*The exercise*.
Of the lines listed below, return exactly those that run from the line containing "Convert this chart to D3.js code." through the line containing "0.195, 0.194, 0.194];", both included.

*Records provided*.
____

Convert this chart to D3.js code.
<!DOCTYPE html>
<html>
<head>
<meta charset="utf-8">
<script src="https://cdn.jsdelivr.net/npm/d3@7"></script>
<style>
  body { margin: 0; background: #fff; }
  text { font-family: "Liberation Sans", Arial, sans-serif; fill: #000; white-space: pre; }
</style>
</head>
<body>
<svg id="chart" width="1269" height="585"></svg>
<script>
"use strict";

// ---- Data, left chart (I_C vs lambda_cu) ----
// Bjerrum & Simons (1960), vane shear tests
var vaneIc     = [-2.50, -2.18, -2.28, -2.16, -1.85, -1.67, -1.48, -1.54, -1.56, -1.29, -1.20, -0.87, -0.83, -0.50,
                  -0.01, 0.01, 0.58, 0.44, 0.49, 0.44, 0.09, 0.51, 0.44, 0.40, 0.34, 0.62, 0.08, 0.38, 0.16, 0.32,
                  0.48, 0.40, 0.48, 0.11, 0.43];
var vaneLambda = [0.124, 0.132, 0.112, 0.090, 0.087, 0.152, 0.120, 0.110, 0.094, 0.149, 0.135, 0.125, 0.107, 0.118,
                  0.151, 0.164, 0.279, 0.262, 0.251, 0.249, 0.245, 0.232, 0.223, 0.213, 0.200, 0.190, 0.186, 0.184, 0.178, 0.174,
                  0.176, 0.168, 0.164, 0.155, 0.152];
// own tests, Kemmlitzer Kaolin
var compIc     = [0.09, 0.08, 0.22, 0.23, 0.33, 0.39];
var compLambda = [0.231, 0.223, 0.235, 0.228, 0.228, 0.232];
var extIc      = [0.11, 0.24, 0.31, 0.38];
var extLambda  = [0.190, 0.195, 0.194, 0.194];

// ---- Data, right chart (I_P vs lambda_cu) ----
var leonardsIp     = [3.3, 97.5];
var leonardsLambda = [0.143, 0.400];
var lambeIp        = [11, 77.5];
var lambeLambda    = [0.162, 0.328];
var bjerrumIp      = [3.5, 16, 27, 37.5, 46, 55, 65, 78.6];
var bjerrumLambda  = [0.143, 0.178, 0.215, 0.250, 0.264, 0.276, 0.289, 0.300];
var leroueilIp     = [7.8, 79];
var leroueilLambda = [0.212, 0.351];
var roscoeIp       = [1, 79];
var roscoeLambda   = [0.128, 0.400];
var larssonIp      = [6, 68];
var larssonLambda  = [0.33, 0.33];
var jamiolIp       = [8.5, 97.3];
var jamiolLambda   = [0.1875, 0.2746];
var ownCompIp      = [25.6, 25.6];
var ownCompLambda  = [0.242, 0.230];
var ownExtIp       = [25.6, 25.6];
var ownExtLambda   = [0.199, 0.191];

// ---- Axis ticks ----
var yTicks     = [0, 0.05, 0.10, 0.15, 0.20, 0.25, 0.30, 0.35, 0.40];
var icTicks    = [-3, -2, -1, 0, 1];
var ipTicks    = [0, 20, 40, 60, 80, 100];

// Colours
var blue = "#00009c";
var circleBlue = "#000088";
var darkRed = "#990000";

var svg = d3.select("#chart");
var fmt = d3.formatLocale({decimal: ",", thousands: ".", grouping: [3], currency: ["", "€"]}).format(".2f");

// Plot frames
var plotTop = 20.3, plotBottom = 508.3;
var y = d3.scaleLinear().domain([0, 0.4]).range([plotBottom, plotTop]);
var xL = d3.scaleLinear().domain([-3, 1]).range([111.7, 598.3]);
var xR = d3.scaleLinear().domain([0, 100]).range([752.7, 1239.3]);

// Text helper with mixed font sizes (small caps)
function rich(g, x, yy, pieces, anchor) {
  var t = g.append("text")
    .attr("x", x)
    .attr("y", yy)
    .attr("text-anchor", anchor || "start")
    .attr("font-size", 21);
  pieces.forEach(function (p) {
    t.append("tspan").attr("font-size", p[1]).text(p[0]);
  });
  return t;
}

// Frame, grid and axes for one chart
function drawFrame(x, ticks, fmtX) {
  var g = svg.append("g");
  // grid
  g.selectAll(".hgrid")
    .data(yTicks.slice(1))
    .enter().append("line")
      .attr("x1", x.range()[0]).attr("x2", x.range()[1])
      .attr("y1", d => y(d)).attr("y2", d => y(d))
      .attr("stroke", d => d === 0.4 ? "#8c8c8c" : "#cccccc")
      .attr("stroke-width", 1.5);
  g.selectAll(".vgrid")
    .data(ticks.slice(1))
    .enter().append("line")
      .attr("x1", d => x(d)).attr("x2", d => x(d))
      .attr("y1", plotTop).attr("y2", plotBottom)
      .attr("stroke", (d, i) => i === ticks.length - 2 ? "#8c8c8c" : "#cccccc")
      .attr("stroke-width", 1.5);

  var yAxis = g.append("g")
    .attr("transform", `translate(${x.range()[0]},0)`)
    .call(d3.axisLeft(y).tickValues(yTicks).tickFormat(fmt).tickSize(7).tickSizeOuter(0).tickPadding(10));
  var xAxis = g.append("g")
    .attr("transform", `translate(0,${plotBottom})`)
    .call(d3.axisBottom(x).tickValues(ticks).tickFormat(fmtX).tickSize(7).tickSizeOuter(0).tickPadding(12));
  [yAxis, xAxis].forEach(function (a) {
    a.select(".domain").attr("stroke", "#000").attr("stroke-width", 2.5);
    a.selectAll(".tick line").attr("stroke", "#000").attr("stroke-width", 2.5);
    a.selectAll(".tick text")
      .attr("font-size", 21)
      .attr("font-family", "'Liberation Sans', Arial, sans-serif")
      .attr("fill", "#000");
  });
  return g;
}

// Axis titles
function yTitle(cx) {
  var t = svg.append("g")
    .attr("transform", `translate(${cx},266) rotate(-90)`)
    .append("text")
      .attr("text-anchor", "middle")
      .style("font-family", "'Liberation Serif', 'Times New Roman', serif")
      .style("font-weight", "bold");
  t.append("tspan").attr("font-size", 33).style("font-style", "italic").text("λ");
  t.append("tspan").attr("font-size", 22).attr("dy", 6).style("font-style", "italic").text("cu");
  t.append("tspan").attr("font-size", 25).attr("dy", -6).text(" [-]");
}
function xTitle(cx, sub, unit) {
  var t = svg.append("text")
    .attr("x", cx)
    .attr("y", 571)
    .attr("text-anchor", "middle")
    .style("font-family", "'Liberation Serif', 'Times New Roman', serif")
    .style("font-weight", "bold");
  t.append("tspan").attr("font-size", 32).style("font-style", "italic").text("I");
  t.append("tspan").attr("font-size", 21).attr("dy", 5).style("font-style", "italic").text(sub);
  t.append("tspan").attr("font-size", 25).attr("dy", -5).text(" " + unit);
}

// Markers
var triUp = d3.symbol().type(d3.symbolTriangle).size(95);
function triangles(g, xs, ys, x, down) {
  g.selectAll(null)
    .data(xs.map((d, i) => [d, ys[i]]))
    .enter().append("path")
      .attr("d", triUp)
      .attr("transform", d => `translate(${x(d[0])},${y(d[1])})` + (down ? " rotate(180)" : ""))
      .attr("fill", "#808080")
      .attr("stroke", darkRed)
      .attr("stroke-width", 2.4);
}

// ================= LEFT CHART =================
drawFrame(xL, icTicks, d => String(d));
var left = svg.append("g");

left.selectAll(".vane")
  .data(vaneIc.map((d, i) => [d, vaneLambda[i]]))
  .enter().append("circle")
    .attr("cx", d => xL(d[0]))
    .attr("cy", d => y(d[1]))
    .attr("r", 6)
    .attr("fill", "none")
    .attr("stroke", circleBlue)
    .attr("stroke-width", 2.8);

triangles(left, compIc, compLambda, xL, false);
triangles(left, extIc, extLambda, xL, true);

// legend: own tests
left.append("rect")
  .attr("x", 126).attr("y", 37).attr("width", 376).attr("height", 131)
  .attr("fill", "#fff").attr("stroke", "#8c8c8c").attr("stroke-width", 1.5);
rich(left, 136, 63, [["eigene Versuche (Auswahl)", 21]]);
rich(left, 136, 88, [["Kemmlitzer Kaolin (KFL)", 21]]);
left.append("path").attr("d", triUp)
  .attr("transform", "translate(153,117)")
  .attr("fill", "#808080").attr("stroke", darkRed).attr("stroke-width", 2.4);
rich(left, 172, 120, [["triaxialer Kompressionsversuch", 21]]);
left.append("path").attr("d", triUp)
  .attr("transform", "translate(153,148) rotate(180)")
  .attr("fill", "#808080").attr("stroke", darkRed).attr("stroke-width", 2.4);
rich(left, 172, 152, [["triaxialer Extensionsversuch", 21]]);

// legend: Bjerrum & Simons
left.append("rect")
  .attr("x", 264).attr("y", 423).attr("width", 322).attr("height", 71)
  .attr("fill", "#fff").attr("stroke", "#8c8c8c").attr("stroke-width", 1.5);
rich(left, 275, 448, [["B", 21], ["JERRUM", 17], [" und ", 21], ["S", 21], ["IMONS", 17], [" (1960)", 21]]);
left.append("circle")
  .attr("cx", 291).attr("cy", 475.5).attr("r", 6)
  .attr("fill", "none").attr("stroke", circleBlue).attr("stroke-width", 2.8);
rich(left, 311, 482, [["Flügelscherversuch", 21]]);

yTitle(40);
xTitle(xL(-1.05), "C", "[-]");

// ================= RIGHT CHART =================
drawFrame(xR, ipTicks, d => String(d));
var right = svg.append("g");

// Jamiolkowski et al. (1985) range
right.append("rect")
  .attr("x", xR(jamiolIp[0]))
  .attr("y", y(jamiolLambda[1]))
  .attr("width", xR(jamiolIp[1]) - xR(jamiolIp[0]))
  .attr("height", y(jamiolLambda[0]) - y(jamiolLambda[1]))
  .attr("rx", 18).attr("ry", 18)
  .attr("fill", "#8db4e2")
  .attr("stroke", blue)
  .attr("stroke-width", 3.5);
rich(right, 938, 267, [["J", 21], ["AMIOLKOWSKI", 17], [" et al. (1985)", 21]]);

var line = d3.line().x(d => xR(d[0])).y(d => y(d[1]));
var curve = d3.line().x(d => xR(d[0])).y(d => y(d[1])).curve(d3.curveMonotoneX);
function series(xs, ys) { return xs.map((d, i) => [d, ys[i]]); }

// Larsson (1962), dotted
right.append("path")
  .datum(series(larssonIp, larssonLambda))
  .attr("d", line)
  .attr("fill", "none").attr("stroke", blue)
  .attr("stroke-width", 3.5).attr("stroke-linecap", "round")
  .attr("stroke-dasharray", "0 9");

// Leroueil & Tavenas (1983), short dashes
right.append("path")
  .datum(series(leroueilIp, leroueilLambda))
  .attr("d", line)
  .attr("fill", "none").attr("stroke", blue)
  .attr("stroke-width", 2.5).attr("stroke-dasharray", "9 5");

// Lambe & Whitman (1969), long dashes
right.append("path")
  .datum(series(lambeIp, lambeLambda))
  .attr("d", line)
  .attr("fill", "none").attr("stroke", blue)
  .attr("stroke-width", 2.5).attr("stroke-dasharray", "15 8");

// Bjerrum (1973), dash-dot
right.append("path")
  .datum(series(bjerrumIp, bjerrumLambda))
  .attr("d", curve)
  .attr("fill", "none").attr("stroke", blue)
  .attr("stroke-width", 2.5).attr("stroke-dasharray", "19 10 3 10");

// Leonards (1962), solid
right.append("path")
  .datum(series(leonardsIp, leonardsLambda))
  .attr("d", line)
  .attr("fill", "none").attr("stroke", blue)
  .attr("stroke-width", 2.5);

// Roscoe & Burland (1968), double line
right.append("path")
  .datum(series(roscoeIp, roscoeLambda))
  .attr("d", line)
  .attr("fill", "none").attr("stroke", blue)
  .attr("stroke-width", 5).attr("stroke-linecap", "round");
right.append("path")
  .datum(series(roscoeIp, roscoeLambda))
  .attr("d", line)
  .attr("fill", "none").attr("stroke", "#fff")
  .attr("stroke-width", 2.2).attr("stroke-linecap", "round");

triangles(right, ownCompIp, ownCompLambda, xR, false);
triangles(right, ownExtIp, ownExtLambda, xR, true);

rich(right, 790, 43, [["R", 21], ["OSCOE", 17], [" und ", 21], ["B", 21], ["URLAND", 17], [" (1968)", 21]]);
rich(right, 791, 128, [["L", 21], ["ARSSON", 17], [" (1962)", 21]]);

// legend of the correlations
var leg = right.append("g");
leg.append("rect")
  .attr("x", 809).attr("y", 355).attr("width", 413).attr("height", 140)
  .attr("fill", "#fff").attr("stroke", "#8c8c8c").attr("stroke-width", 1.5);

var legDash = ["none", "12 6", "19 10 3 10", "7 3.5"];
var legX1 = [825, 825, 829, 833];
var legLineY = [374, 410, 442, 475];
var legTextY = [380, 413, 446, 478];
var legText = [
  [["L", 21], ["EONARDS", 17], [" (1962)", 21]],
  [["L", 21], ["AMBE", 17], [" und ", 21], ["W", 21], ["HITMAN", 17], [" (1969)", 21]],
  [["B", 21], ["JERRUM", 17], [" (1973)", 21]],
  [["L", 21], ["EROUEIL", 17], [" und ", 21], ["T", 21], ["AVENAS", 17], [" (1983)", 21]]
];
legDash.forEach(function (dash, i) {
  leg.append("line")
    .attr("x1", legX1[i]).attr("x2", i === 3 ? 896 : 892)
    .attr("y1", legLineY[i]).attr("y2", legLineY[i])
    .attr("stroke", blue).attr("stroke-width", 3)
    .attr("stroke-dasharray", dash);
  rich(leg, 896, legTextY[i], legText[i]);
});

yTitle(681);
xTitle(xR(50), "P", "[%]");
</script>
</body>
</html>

____

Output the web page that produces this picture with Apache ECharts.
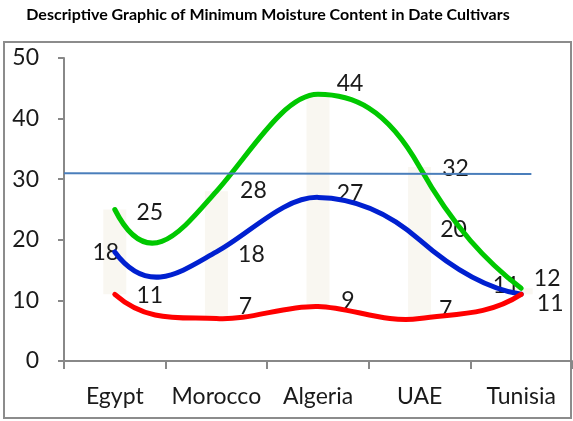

____

*Finished answer*.
Convert this chart to D3.js code.
<!DOCTYPE html>
<html>
<head>
<meta charset="utf-8">
<script src="https://cdn.jsdelivr.net/npm/d3@7"></script>
<style>
  body { margin: 0; background: #fff; }
  text { font-family: "Liberation Sans", Arial, sans-serif; fill: #000; white-space: pre; }
</style>
</head>
<body>
<svg id="chart" width="1269" height="585"></svg>
<script>
"use strict";

// ---- Data, left chart (I_C vs lambda_cu) ----
// Bjerrum & Simons (1960), vane shear tests
var vaneIc     = [-2.50, -2.18, -2.28, -2.16, -1.85, -1.67, -1.48, -1.54, -1.56, -1.29, -1.20, -0.87, -0.83, -0.50,
                  -0.01, 0.01, 0.58, 0.44, 0.49, 0.44, 0.09, 0.51, 0.44, 0.40, 0.34, 0.62, 0.08, 0.38, 0.16, 0.32,
                  0.48, 0.40, 0.48, 0.11, 0.43];
var vaneLambda = [0.124, 0.132, 0.112, 0.090, 0.087, 0.152, 0.120, 0.110, 0.094, 0.149, 0.135, 0.125, 0.107, 0.118,
                  0.151, 0.164, 0.279, 0.262, 0.251, 0.249, 0.245, 0.232, 0.223, 0.213, 0.200, 0.190, 0.186, 0.184, 0.178, 0.174,
                  0.176, 0.168, 0.164, 0.155, 0.152];
// own tests, Kemmlitzer Kaolin
var compIc     = [0.09, 0.08, 0.22, 0.23, 0.33, 0.39];
var compLambda = [0.231, 0.223, 0.235, 0.228, 0.228, 0.232];
var extIc      = [0.11, 0.24, 0.31, 0.38];
var extLambda  = [0.190, 0.195, 0.194, 0.194];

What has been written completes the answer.